U School: planting seeds for a university education
Communities, here in Alberta and the world over, are looking ahead to a future that is different from today. Experts predict that by 2020, 70 per cent of jobs will require post-secondary education qualifications. Yet, many of Alberta’s young people are choosing not to attend university or college; this trend is most pronounced in the underserved populations of Aboriginal, low-income and immigrant communities.
The University of Alberta Senate is taking action. In collaboration with Edmonton’s Inquiring Minds program, Chancellor Linda Hughes and her team have opened the doors of U School—a week-long educational adventure on campus for Grades 4 to 9, exposing classes of kids to the excitement of learning and discovery at the university.
What do kids study at U School? They might plunge into the depths of ancient Greek philosophy or contemplate the origins of 10,000–year-old human bones. After a quick game of Hoops and Arrows, they might learn more about Alberta’s Aboriginal history. Making a batch of plastic might follow a fascinating look behind the scenes of the Timms Centre for the Arts.
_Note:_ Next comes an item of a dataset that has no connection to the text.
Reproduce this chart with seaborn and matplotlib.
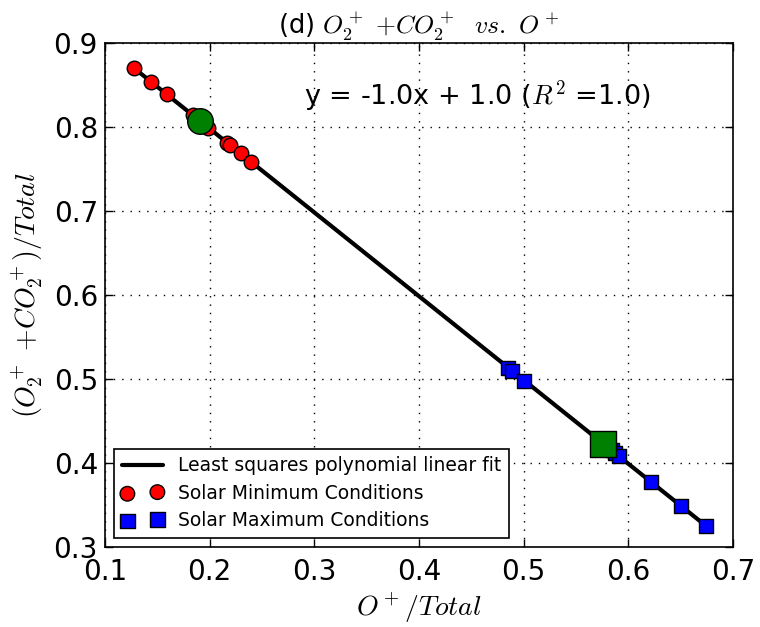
import numpy as np
import pandas as pd
import matplotlib
matplotlib.use("Agg")
import matplotlib.pyplot as plt
import seaborn as sns

# Data
min_x = [0.128, 0.1437, 0.159, 0.1838, 0.1987, 0.2163, 0.2194, 0.2296, 0.240]
min_y = [0.870, 0.854, 0.839, 0.8147, 0.7992, 0.7813, 0.779, 0.7687, 0.7583]
max_x = [0.4853, 0.4892, 0.5006, 0.584, 0.5873, 0.5908, 0.6213, 0.650, 0.674]
max_y = [0.5135, 0.5099, 0.498, 0.4155, 0.4115, 0.4083, 0.3778, 0.349, 0.3254]
x_ticks = [0.1, 0.2, 0.3, 0.4, 0.5, 0.6, 0.7]
y_ticks = [0.3, 0.4, 0.5, 0.6, 0.7, 0.8, 0.9]

sns.set_style("ticks")
plt.rcParams["font.family"] = ["DejaVu Sans"]
plt.rcParams["mathtext.fontset"] = "cm"
for k in ["text.color", "axes.labelcolor", "xtick.color", "ytick.color", "axes.edgecolor"]:
    plt.rcParams[k] = "k"

fig = plt.figure(figsize=(7.6, 6.27), dpi=100)
ax = fig.add_axes([0.138, 0.1276, 0.8265, 0.8038])

df_min = pd.DataFrame({"x": min_x, "y": min_y})
df_max = pd.DataFrame({"x": max_x, "y": max_y})
all_x = np.array(min_x + max_x)
all_y = np.array(min_y + max_y)
slope, intercept = np.polyfit(all_x, all_y, 1)
pred = slope * all_x + intercept
r2 = 1 - np.sum((all_y - pred) ** 2) / np.sum((all_y - all_y.mean()) ** 2)
fit_x = np.array([all_x.min(), all_x.max()])
df_fit = pd.DataFrame({"x": fit_x, "y": slope * fit_x + intercept})

# thin lines connecting data
sns.lineplot(data=df_min, x="x", y="y", color="k", lw=1, ax=ax, legend=False, zorder=2)
sns.lineplot(data=df_max, x="x", y="y", color="k", lw=1, ax=ax, legend=False, zorder=2)
# fit line
sns.lineplot(data=df_fit, x="x", y="y", color="k", lw=3, ax=ax,
             label="Least squares polynomial linear fit", zorder=3)
sns.scatterplot(data=df_min, x="x", y="y", marker="o", color="red", edgecolor="k",
                linewidth=1, s=110, ax=ax, label="Solar Minimum Conditions", zorder=4)
sns.scatterplot(data=df_max, x="x", y="y", marker="s", color="blue", edgecolor="k",
                linewidth=1, s=110, ax=ax, label="Solar Maximum Conditions", zorder=4)
# group means
sns.scatterplot(x=[np.mean(min_x)], y=[np.mean(min_y)], marker="o", color="green",
                edgecolor="k", linewidth=1, s=340, ax=ax, zorder=5)
sns.scatterplot(x=[np.mean(max_x)], y=[np.mean(max_y)], marker="s", color="green",
                edgecolor="k", linewidth=1, s=340, ax=ax, zorder=5)

ax.set_xlim(0.1, 0.7)
ax.set_ylim(0.3, 0.9)
ax.set_xticks(x_ticks)
ax.set_yticks(y_ticks)
ax.set_xticklabels([f"{v:.1f}" for v in x_ticks])
ax.set_yticklabels([f"{v:.1f}" for v in y_ticks])
ax.tick_params(direction="in", top=True, right=True, labelsize=20, length=6, width=1,
               colors="k")
ax.tick_params(axis="y", pad=5)
ax.tick_params(axis="x", pad=8)
for s in ax.spines.values():
    s.set_linewidth(1.2)
    s.set_color("k")
ax.grid(True, color="k", linestyle=(0, (1, 5)), linewidth=1)
ax.set_axisbelow(True)

ax.set_xlabel(r"$O^+/Total$", fontsize=20, labelpad=3, color="k")
ax.set_ylabel(r"$(O_2^+$ $+CO_2^+)/Total$", fontsize=20, labelpad=6, color="k")
ax.set_title(r"(d) $O_2^+$ $+CO_2^+$  $vs.$ $O^+$", fontsize=18.5, pad=6, color="k")

ax.text(0.29, 0.827, f"y = {slope:.1f}x + {intercept:.1f} ($R^2$ ={r2:.1f})",
        fontsize=19.5, color="k", transform=ax.transData)

leg = ax.legend(loc="lower left", scatterpoints=2, fancybox=False, edgecolor="k",
                fontsize=13.5, framealpha=1, borderaxespad=0.5, labelspacing=0.45,
                handlelength=2.2)
leg.get_frame().set_linewidth(1.2)
for t in leg.get_texts():
    t.set_color("k")

fig.savefig("out.png", dpi=100, facecolor="white")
The exact dimensions of the experience are shaped to fit into the curricular needs of participants, but the emphasis always falls on breadth and variety.
“One of the best things U School did for some of our students was open their eyes to a new possibility,” Grade 5 teacher Karen Irwin says. “They had no idea that you could study so many things at the university and started to look at the university as an exciting place they would like to be. Our students didn’t want the week to end.”